Вероятно, потому, что не был опасен вождю. Сталин вел с художниками большую игру, определяя значимость той или иной фигуры для режима. Художники со своей стороны либо отказывались от игры с тираном (Ахматова, Клюев, Волошин), либо играли в поддавки (большинство), либо пытались вести свою игру (Булгаков, Тынянов, Горький, Сергей Прокофьев, Пильняк, Сергей Эйзенштейн). Сталин не с кондачка решал, кого пустить в расход, а кого сохранить.
У молодого Пастернака не было проступков перед советской властью. Его природный романтизм и известная инфантильность позволяли ему вытеснять из сознания «окаянные дни». Инфантильность – не ругательство, это неверие в то, что может быть плохо. Жизнь ведь – сказка, а в сказке конец хороший. Трудности? Ну, трудности должны быть. Пастернак был с теми, кто «слушал музыку революции», очень долго слушал, до средины 30-х. Сам Блок этой музыки не вынес и умер. Есть известная фотография 1932 года: на комсомольском съезде рядом в зале сидят два писателя – Пастернак и Чуковский. Смотрят куда-то на сцену. Корней Иванович с глазами серьезными, чуть печальными – человек, давно уже понявший суть режима. И Пастернак – с горящим взором, в ожидании чуда вопреки всему. Хочется подписать: слушают музыку революции.

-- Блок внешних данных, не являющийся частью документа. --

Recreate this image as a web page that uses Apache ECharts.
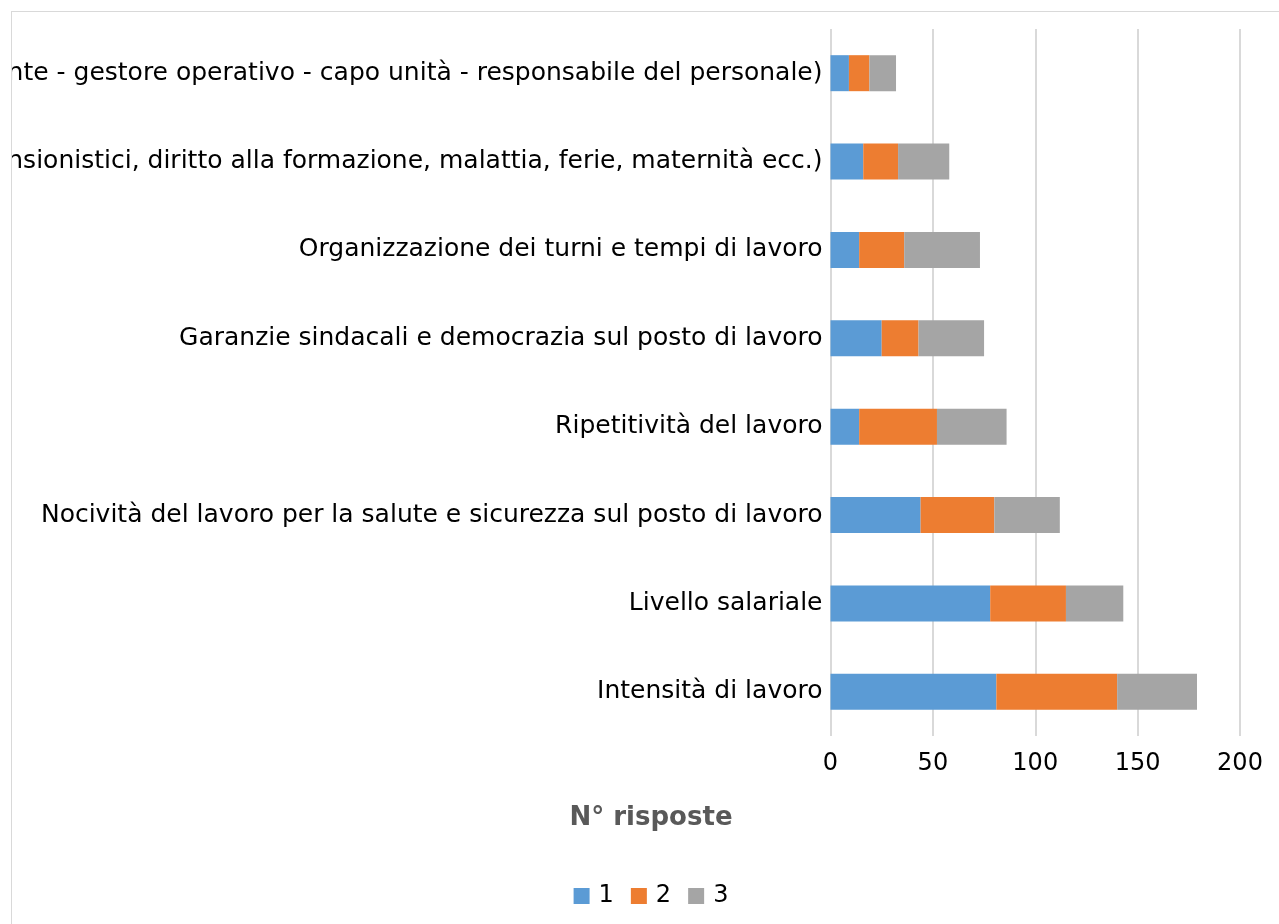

«Я стал частицей своего времени и государства, и его интересы стали моими», – написал он отцу за границу.
Серьезным нравственным испытанием стала для Пастернака писательская командировка 1932 года на Урал, открывшая ему подлинное положение дел в стране. Он не выдержал своей привилегированной жизни на глазах у жертв коллективизации и, свернув поездку, срочно вернулся из-под Свердловска в Москву.

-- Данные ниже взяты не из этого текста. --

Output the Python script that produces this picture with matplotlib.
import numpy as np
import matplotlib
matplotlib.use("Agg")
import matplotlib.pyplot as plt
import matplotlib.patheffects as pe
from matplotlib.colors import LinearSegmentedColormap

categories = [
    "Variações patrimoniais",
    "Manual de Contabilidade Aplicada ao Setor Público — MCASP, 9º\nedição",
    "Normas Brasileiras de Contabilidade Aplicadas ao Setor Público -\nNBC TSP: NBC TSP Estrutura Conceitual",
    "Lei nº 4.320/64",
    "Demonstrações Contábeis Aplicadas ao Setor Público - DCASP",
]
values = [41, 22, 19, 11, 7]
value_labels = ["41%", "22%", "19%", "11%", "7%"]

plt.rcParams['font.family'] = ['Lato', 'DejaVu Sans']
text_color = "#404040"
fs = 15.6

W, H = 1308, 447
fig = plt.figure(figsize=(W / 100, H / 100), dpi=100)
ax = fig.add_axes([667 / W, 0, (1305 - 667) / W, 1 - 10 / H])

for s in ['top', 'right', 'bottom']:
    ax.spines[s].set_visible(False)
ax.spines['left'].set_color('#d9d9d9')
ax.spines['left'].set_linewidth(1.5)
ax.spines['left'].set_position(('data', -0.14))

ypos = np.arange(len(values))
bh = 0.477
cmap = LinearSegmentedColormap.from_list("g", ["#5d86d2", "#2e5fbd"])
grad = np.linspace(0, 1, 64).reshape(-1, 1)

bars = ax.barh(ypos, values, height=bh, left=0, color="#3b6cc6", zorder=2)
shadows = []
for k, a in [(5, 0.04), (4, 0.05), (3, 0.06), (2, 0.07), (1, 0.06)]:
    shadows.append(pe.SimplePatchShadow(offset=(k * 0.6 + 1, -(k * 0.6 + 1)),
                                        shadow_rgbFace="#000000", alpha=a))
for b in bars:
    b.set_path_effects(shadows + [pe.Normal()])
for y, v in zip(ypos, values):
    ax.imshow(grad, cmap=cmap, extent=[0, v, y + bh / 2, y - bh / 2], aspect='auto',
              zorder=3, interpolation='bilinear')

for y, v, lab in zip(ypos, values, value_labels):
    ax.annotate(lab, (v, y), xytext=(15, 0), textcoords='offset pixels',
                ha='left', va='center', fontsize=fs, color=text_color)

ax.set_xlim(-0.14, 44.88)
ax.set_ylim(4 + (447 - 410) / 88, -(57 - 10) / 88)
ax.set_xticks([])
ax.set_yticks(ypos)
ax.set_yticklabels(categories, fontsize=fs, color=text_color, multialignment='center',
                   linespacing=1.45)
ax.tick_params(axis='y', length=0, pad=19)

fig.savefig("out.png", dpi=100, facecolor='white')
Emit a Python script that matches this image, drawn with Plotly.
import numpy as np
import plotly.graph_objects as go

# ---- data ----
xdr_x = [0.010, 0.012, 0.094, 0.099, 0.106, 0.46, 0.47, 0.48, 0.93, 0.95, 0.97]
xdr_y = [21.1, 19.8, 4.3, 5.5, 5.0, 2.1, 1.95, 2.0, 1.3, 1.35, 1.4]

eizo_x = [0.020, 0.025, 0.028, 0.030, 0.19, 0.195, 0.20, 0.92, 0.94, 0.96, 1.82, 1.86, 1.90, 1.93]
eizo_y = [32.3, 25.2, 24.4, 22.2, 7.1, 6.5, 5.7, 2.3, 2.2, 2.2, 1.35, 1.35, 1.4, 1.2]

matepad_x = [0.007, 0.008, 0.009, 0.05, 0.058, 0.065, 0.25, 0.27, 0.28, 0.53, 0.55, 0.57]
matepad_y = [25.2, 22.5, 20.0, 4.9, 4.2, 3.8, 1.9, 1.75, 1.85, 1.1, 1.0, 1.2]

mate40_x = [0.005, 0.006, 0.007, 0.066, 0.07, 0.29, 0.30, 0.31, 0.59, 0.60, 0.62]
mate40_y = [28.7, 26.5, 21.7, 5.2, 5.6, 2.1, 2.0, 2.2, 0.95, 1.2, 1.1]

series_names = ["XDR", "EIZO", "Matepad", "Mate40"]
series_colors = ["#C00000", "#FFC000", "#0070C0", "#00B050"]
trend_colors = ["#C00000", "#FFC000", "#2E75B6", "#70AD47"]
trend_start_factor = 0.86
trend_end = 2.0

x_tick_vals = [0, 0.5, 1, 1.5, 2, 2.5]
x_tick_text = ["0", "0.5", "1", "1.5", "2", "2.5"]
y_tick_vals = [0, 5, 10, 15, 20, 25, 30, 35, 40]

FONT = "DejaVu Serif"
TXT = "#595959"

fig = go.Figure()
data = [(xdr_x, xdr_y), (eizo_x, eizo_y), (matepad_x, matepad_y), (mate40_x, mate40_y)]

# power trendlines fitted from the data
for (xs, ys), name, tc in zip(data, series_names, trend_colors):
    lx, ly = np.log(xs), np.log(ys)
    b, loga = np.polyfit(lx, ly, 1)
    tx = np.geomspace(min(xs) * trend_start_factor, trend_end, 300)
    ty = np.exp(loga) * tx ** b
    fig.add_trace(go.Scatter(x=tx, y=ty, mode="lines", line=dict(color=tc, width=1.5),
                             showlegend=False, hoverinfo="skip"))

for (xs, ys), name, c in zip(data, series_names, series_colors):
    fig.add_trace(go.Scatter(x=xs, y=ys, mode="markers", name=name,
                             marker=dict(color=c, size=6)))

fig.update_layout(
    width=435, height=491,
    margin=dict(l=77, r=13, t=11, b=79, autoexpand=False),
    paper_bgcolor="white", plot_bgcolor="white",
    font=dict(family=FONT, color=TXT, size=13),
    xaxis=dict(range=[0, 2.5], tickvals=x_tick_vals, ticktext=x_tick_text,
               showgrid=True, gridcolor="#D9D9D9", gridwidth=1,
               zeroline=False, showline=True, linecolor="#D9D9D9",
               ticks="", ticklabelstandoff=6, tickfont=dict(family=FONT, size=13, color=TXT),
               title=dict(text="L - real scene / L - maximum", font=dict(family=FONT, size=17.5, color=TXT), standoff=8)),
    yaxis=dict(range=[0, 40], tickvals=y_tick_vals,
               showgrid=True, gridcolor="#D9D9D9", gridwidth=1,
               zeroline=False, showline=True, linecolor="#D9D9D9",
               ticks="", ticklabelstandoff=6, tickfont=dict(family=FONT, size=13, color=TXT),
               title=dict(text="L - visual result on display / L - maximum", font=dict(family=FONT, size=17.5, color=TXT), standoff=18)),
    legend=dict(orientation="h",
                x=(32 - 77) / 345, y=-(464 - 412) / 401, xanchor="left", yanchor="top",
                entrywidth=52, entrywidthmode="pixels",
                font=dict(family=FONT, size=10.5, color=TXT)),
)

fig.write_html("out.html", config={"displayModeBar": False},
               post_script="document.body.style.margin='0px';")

Кульминацией его отношений с властью стал сталинский телефонный звонок 1934 года после ареста Осипа Мандельштама. Своим звонком Сталин, что называется, попробовал Пастернака штыком: заступится за смертника или нет? Ответ поэта, несмотря на несколько его версий, отмечен, прежде всего, уклончивостью. Конечно, не мудрено растеряться от внезапного звонка душегуба. Но и растеряться можно по-разному. Удивительно, насколько ответы Пастернака характерны для него. Он не открестился прямо от собрата по цеху, а пустился в профессиональные тонкости, будто не понимая, чего от него хотят, упирая на их с Мандельштамом разные поэтические методы. Иезуит Сталин немедленно учуял это виляние, замаскированное отступничество и сразу же упрекнул собеседника: дескать, если бы его друг попал в беду, он бы на стену полез, желая его спасти. То есть подсказал Пастернаку, в этом заданном тесте на лояльность, один из возможных – правильных, романтически-благородных – вариантов ответа.

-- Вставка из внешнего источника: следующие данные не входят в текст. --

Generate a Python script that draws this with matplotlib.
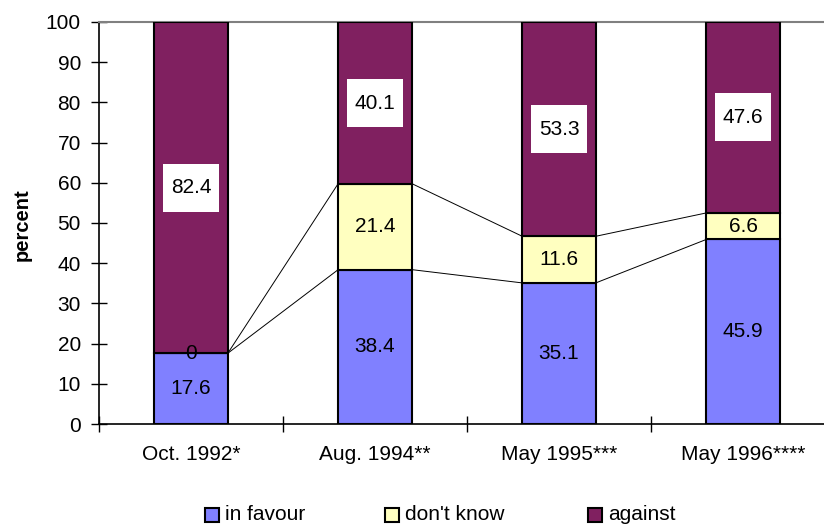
import matplotlib
matplotlib.use("Agg")
import matplotlib.pyplot as plt
import numpy as np
from matplotlib.patches import Rectangle

plt.rcParams['font.family'] = ['Liberation Sans', 'DejaVu Sans']

categories = ["Oct. 1992*", "Aug. 1994**", "May 1995***", "May 1996****"]
in_favour = [17.6, 38.4, 35.1, 45.9]
dont_know = [0, 21.4, 11.6, 6.6]
against = [82.4, 40.1, 53.3, 47.6]
series_names = ["in favour", "don't know", "against"]
colors = ["#8080FF", "#FFFFC0", "#802060"]
yticks = [0, 10, 20, 30, 40, 50, 60, 70, 80, 90, 100]

W, H = 824, 525
fig = plt.figure(figsize=(W/100, H/100), dpi=100)
ax = fig.add_axes([99/W, 101/H, 736/W, 402/H])

x = np.arange(len(categories))
w = 0.4
fav = np.array(in_favour)
dk = np.array(dont_know)
ag = np.array(against)
lw = 1.5

ax.bar(x, fav, w, color=colors[0], edgecolor='black', linewidth=lw, zorder=3)
ax.bar(x, dk, w, bottom=fav, color=colors[1], edgecolor='black', linewidth=lw, zorder=3)
ax.bar(x, ag, w, bottom=fav + dk, color=colors[2], edgecolor='black', linewidth=lw, zorder=3)

# connecting lines
for i in range(len(x) - 1):
    for top in (fav, fav + dk):
        ax.plot([x[i] + w/2, x[i+1] - w/2], [top[i], top[i+1]], color='black', lw=0.7, zorder=2)

fs = 15
box_w = 56 / 184.0   # data units (x)
box_h = 48 / 4.02    # data units (y)
for i in range(len(x)):
    ax.text(x[i], fav[i]/2, f"{in_favour[i]:g}", ha='center', va='center', fontsize=fs, zorder=5)
    ax.text(x[i], fav[i] + dk[i]/2, f"{dont_know[i]:g}", ha='center', va='center', fontsize=fs, zorder=5)
    yc = fav[i] + dk[i] + ag[i]/2
    ax.add_patch(Rectangle((x[i] - box_w/2, yc - box_h/2), box_w, box_h,
                           facecolor='white', edgecolor='none', zorder=4))
    ax.text(x[i], yc, f"{against[i]:g}", ha='center', va='center', fontsize=fs, zorder=5)

ax.set_xlim(-0.5, len(x) - 0.5)
ax.set_ylim(0, 100)
ax.set_yticks(yticks)
ax.set_yticklabels([str(t) for t in yticks], fontsize=fs)
ax.set_xticks(x)
ax.set_xticklabels(categories, fontsize=fs)
ax.tick_params(axis='x', length=0, pad=15)
ax.set_xticks(np.arange(len(x) + 1) - 0.5, minor=True)
ax.tick_params(axis='x', which='minor', direction='inout', length=12, width=1)
ax.tick_params(axis='y', direction='inout', length=12, width=1, pad=7)

ax.spines['right'].set_visible(False)
ax.spines['top'].set_color('#808080')
ax.spines['top'].set_linewidth(1.5)
ax.spines['left'].set_linewidth(1.2)
ax.spines['bottom'].set_linewidth(1.2)

fig.text(22/W, 1 - 225/H, "percent", rotation=90, ha='center', va='center',
         fontsize=14.5, fontweight='bold')

# legend (manual, Excel style)
leg_x = [205, 385, 588]
for lx, c, name in zip(leg_x, colors, series_names):
    fig.patches.append(Rectangle((lx/W, 1 - 522/H), 14/W, 14/H, transform=fig.transFigure,
                                 facecolor=c, edgecolor='black', linewidth=1.5, figure=fig))
    fig.text((lx + 20)/W, 1 - 515/H, name, ha='left', va='center', fontsize=fs)

fig.savefig("out.png", dpi=100)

Закончился ли на этом разговор, неизвестно. Версии расходятся. Но даже если он продолжился и завершился выспренно-красивым пастернаковским предложением встретиться и поговорить «о жизни и смерти», то, как и любая легенда, он обрисовывает некую правдивую суть. Сталин, по всем версиям, быстро закончил разговор, вероятно, все для себя выяснив, оставив Пастернака в полной растерянности.
Анна Ахматова и Надежда Мандельштам, наиболее близкие к ситуации, выставили Пастернаку крепкую четверку. У таких строгих судей четверка в ту эпоху – оценка очень высокая. Характерна в их устах и экспозиция: Пастернак – ученик, Сталин – учитель. Известна (правда, более поздняя) фраза Сталина: «Оставьте этого небожителя в покое». Нет ли в этом «небожителе» иронии или пренебрежения? Сталин-то распознал подтекст сказанного Пастернаком: не бойтесь меня, Иосиф Виссарионович, я буду заниматься рифмами.
Опасности для вождя он не представлял.
Почему, несмотря на все политические упреки, которые можно Пастернаку предъявить, мы его безусловно прощаем? Почему ризы его бесспорно чисты? Потому что грешат все, а каются избранные. Сквозь все слова и поступки Пастернака просвечивают его совестливость и порядочность, какие-то старые, отживающие представления о морали, долге и чести.
Крепился он до середины 30-х. Тогда и образовалась первая завязь романа. В поисках его начал нельзя не осознать ту роль, которую сыграла пастернаковская поездка 1935 года в Париж на международный антифашистский Конгресс писателей в защиту культуры. Здесь невероятный, абсолютно неожиданный горячий прием дал Пастернаку впервые понять, какое место отводят ему в современной литературе. Его приветствовали чуть ли не как пророка, от него жаждали услышать суждения о завтрашнем дне культуры и судьбах человечества. А слова покрывали овациями, будто главные свои сочинения он уже давно написал. И этот эмоциональный и моральный аванс просвещенных европейцев он пережил как сильнейший укор. Ведь ничего же еще для вечности им сделано не было (как он это понимал), все только откладывалось, принимались тактические соглашательские решения, и в никуда уходила жизнь.